Dentro queste parole c’è un giudizio nei confronti dell’altro (e non è meno influente solo perché positivo): facciamo un confronto e quando succede il rischio è che nell’altro si possa generare un profondo senso di colpa nel caso in cui si disattendano le aspettative.
Manipolazione: in famiglia e sul lavoro
Sottrarsi alle aspettative degli altri è assolutamente comune, anzi è ciò che ci permette di crescere, in famiglia, sul lavoro e nella coppia. Se in alcuni rapporti con una carica distruttiva, la manipolazione nasce da un atteggiamento di grave svalutazione nei confronti della persona o problemi di dipendenza affettiva, è altrettanto vero che può accadere di manipolare anche quando l’intenzione è benevola. Succede tutte le volte in cui qualcuno desidera consigliare, educare o aiutare qualcun altro.
Osserva la tua vita e pensa a quante volte ti è successo, sia nel ruolo di figlio, sia in quello di genitore, se hai figli. Più cresciamo e accumuliamo esperienza, più è facile che i pensieri e le considerazioni nate dal nostro sperimentare si trasformino in pensieri statici, ovvero convinzioni. Da genitori (ma può accadere anche a una moglie o a un fidanzato!) si tende a credere di sapere ciò che va bene ed è più opportuno per l’altro, invece la verità è un’altra.

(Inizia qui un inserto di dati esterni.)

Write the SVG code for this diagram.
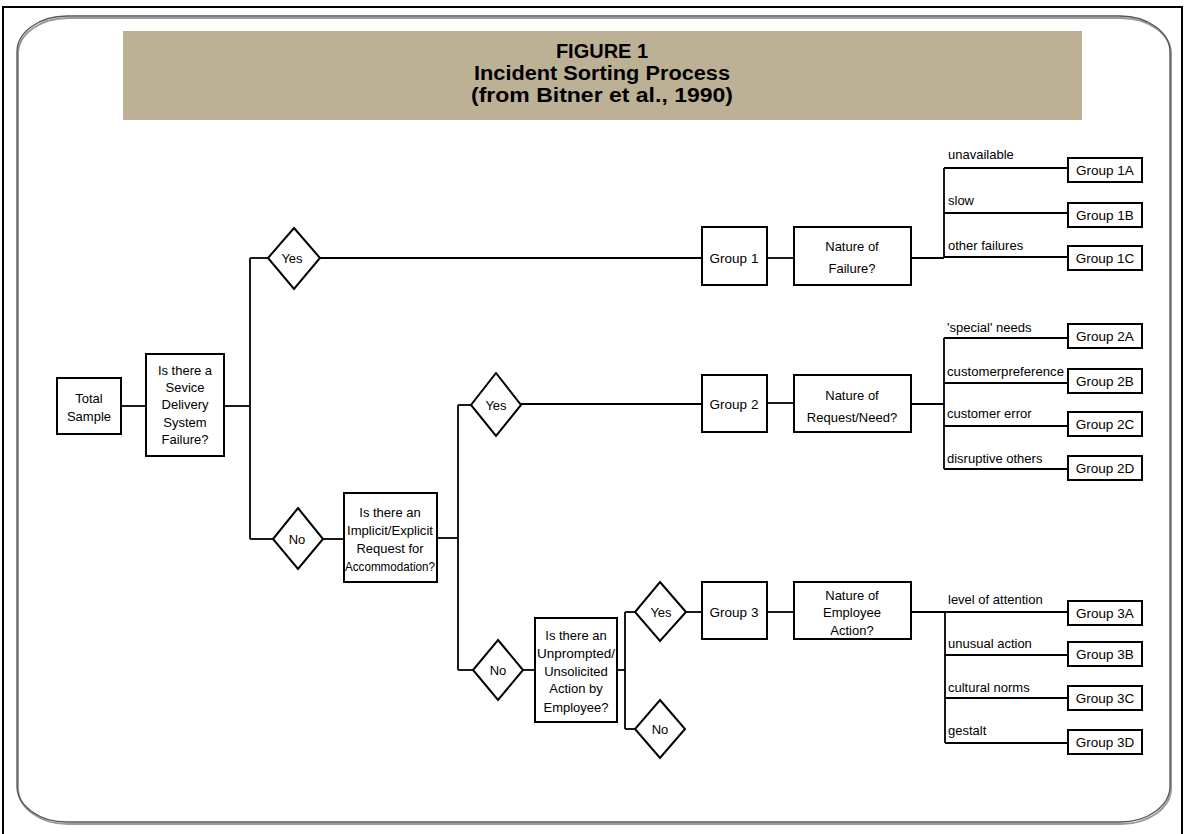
<svg xmlns="http://www.w3.org/2000/svg" width="1185" height="834" viewBox="0 0 1185 834">
<style>
.box{fill:#fff;stroke:#000;stroke-width:2}
.dia{fill:#fff;stroke:#000;stroke-width:2}
.ln{stroke:#000;stroke-width:1.8;fill:none}
.t{font-family:"Liberation Sans",Arial,sans-serif;font-size:13px;fill:#000;text-anchor:middle}
.g{font-family:"Liberation Sans",Arial,sans-serif;font-size:13.5px;fill:#000;text-anchor:middle}
.lb{font-family:"Liberation Sans",Arial,sans-serif;font-size:13px;fill:#000;text-anchor:start}
.ti{font-family:"Liberation Sans",Arial,sans-serif;font-size:20px;font-weight:bold;fill:#000;text-anchor:middle}
</style>
<rect x="0" y="0" width="1185" height="834" fill="#fff"/>
<path d="M3,840 V7 H1182 V840" fill="none" stroke="#000" stroke-width="2"/>
<rect x="18" y="18" width="1153" height="806" rx="50" ry="36" fill="none" stroke="#999" stroke-width="2"/>
<rect x="17" y="16" width="1153" height="806" rx="50" ry="36" fill="none" stroke="#555" stroke-width="1.3"/>
<g id="title">
<rect x="123" y="31" width="959" height="89" fill="#bdb195"/>
<text class="ti" x="602" y="58">FIGURE 1</text>
<text class="ti" x="602" y="80" textLength="256" lengthAdjust="spacingAndGlyphs">Incident Sorting Process</text>
<text class="ti" x="602" y="102" textLength="262" lengthAdjust="spacingAndGlyphs">(from Bitner et al., 1990)</text>
</g>
<g id="connectors">
<line class="ln" x1="121" y1="406" x2="146" y2="406"/>
<line class="ln" x1="224" y1="406" x2="250" y2="406"/>
<line class="ln" x1="250" y1="258" x2="250" y2="539"/>
<line class="ln" x1="250" y1="258" x2="268" y2="258"/>
<line class="ln" x1="320" y1="258" x2="702" y2="258"/>
<line class="ln" x1="767" y1="258" x2="794" y2="258"/>
<line class="ln" x1="911" y1="258" x2="944" y2="258"/>
<line class="ln" x1="944" y1="168" x2="944" y2="258"/>
<line class="ln" x1="944" y1="168" x2="1068" y2="168"/>
<line class="ln" x1="944" y1="213" x2="1068" y2="213"/>
<line class="ln" x1="944" y1="257" x2="1068" y2="257"/>
<line class="ln" x1="250" y1="539" x2="273" y2="539"/>
<line class="ln" x1="323" y1="539" x2="344" y2="539"/>
<line class="ln" x1="437" y1="538" x2="458" y2="538"/>
<line class="ln" x1="458" y1="405" x2="458" y2="670"/>
<line class="ln" x1="458" y1="405" x2="471" y2="405"/>
<line class="ln" x1="521" y1="404" x2="702" y2="404"/>
<line class="ln" x1="767" y1="403" x2="794" y2="403"/>
<line class="ln" x1="911" y1="404" x2="944" y2="404"/>
<line class="ln" x1="944" y1="338" x2="944" y2="469"/>
<line class="ln" x1="944" y1="338" x2="1068" y2="338"/>
<line class="ln" x1="944" y1="383" x2="1068" y2="383"/>
<line class="ln" x1="944" y1="426" x2="1068" y2="426"/>
<line class="ln" x1="944" y1="469" x2="1068" y2="469"/>
<line class="ln" x1="458" y1="670" x2="473" y2="670"/>
<line class="ln" x1="523" y1="670" x2="535" y2="670"/>
<line class="ln" x1="617" y1="670" x2="625" y2="670"/>
<line class="ln" x1="625" y1="612" x2="625" y2="729"/>
<line class="ln" x1="625" y1="612" x2="635" y2="612"/>
<line class="ln" x1="625" y1="729" x2="635" y2="729"/>
<line class="ln" x1="686" y1="612" x2="702" y2="612"/>
<line class="ln" x1="767" y1="612" x2="794" y2="612"/>
<line class="ln" x1="911" y1="612" x2="945" y2="612"/>
<line class="ln" x1="945" y1="612" x2="945" y2="743"/>
<line class="ln" x1="945" y1="612" x2="1068" y2="612"/>
<line class="ln" x1="945" y1="655" x2="1068" y2="655"/>
<line class="ln" x1="945" y1="698" x2="1068" y2="698"/>
<line class="ln" x1="945" y1="743" x2="1068" y2="743"/>
</g>
<g id="labels">
<text class="lb" x="948" y="159">unavailable</text>
<text class="lb" x="948" y="205">slow</text>
<text class="lb" x="948" y="250">other failures</text>
<text class="lb" x="947" y="332">'special' needs</text>
<text class="lb" x="947" y="376" textLength="117" lengthAdjust="spacingAndGlyphs">customerpreference</text>
<text class="lb" x="947" y="418">customer error</text>
<text class="lb" x="947" y="463">disruptive others</text>
<text class="lb" x="948" y="604">level of attention</text>
<text class="lb" x="948" y="648">unusual action</text>
<text class="lb" x="948" y="692">cultural norms</text>
<text class="lb" x="948" y="735">gestalt</text>
</g>
<g id="total-sample">
<rect class="box" x="57" y="378" width="64" height="56"/>
<text class="t" x="89" y="403">Total</text>
<text class="t" x="89" y="421">Sample</text>
</g>
<g id="q-failure">
<rect class="box" x="146" y="354" width="78" height="102"/>
<text class="t" x="185" y="375">Is there a</text>
<text class="t" x="185" y="392">Sevice</text>
<text class="t" x="185" y="409">Delivery</text>
<text class="t" x="185" y="427">System</text>
<text class="t" x="185" y="444">Failure?</text>
</g>
<g id="yes1">
<polygon class="dia" points="294,228 320,258 294,289 268,258"/>
<text class="t" x="292" y="263">Yes</text>
</g>
<g id="no1">
<polygon class="dia" points="298,508 323,539 298,569 273,539"/>
<text class="t" x="297" y="544">No</text>
</g>
<g id="q-request">
<rect class="box" x="344" y="493" width="93" height="89"/>
<text class="t" x="390" y="517">Is there an</text>
<text class="t" x="390" y="535" textLength="86" lengthAdjust="spacingAndGlyphs">Implicit/Explicit</text>
<text class="t" x="390" y="553">Request for</text>
<text class="t" x="390" y="571" textLength="90" lengthAdjust="spacingAndGlyphs">Accommodation?</text>
</g>
<g id="yes2">
<polygon class="dia" points="496,373 521,405 496,436 471,405"/>
<text class="t" x="496" y="410">Yes</text>
</g>
<g id="no2">
<polygon class="dia" points="498,640 523,670 498,700 473,670"/>
<text class="t" x="498" y="675">No</text>
</g>
<g id="q-unprompted">
<rect class="box" x="535" y="618" width="82" height="104"/>
<text class="t" x="576" y="640">Is there an</text>
<text class="t" x="576" y="658" textLength="78" lengthAdjust="spacingAndGlyphs">Unprompted/</text>
<text class="t" x="576" y="676">Unsolicited</text>
<text class="t" x="576" y="693">Action by</text>
<text class="t" x="576" y="712">Employee?</text>
</g>
<g id="yes3">
<polygon class="dia" points="660,582 686,612 660,641 635,612"/>
<text class="t" x="661" y="617">Yes</text>
</g>
<g id="no3">
<polygon class="dia" points="660,700 685,729 660,758 635,729"/>
<text class="t" x="660" y="734">No</text>
</g>
<g id="group1">
<rect class="box" x="702" y="227" width="65" height="58"/>
<text class="g" x="734" y="263">Group 1</text>
</g>
<g id="nature-failure">
<rect class="box" x="794" y="227" width="117" height="58"/>
<text class="t" x="852" y="251">Nature of</text>
<text class="t" x="852" y="273">Failure?</text>
</g>
<g id="group2">
<rect class="box" x="702" y="375" width="65" height="57"/>
<text class="g" x="734" y="409">Group 2</text>
</g>
<g id="nature-request">
<rect class="box" x="794" y="375" width="117" height="57"/>
<text class="t" x="852" y="400">Nature of</text>
<text class="t" x="852" y="422">Request/Need?</text>
</g>
<g id="group3">
<rect class="box" x="702" y="582" width="65" height="57"/>
<text class="g" x="734" y="617">Group 3</text>
</g>
<g id="nature-action">
<rect class="box" x="794" y="582" width="117" height="57"/>
<text class="t" x="852" y="600">Nature of</text>
<text class="t" x="852" y="617">Employee</text>
<text class="t" x="852" y="635">Action?</text>
</g>
<g id="group1a"><rect class="box" x="1068" y="158" width="74" height="24"/><text class="g" x="1105" y="175">Group 1A</text></g>
<g id="group1b"><rect class="box" x="1068" y="203" width="74" height="24"/><text class="g" x="1105" y="220">Group 1B</text></g>
<g id="group1c"><rect class="box" x="1068" y="246" width="74" height="24"/><text class="g" x="1105" y="263">Group 1C</text></g>
<g id="group2a"><rect class="box" x="1068" y="324" width="74" height="24"/><text class="g" x="1105" y="341">Group 2A</text></g>
<g id="group2b"><rect class="box" x="1068" y="369" width="74" height="24"/><text class="g" x="1105" y="386">Group 2B</text></g>
<g id="group2c"><rect class="box" x="1068" y="412" width="74" height="24"/><text class="g" x="1105" y="429">Group 2C</text></g>
<g id="group2d"><rect class="box" x="1068" y="456" width="74" height="24"/><text class="g" x="1105" y="473">Group 2D</text></g>
<g id="group3a"><rect class="box" x="1068" y="601" width="74" height="24"/><text class="g" x="1105" y="618">Group 3A</text></g>
<g id="group3b"><rect class="box" x="1068" y="642" width="74" height="24"/><text class="g" x="1105" y="659">Group 3B</text></g>
<g id="group3c"><rect class="box" x="1068" y="686" width="74" height="24"/><text class="g" x="1105" y="703">Group 3C</text></g>
<g id="group3d"><rect class="box" x="1068" y="730" width="74" height="24"/><text class="g" x="1105" y="747">Group 3D</text></g>
</svg>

Ciò che ha funzionato per noi potrebbe non funzionare altrettanto bene per un figlio o il fidanzato e questo perché siamo persone uniche, con una storia che per ognuno è differente. Accettare di uscire dai nostri ruoli è difficile, eppure questo sforzo ci insegna a osservare il mondo e noi stessi adottando punti di vista diversi. Perché tutto è in cambiamento: continuare a farsi domande e accettare di non sapere è una lezione antica, su cui non finiremo mai di allenarci. Con umiltà, pronti a far crollare le nostre convinzioni e cambiare idea.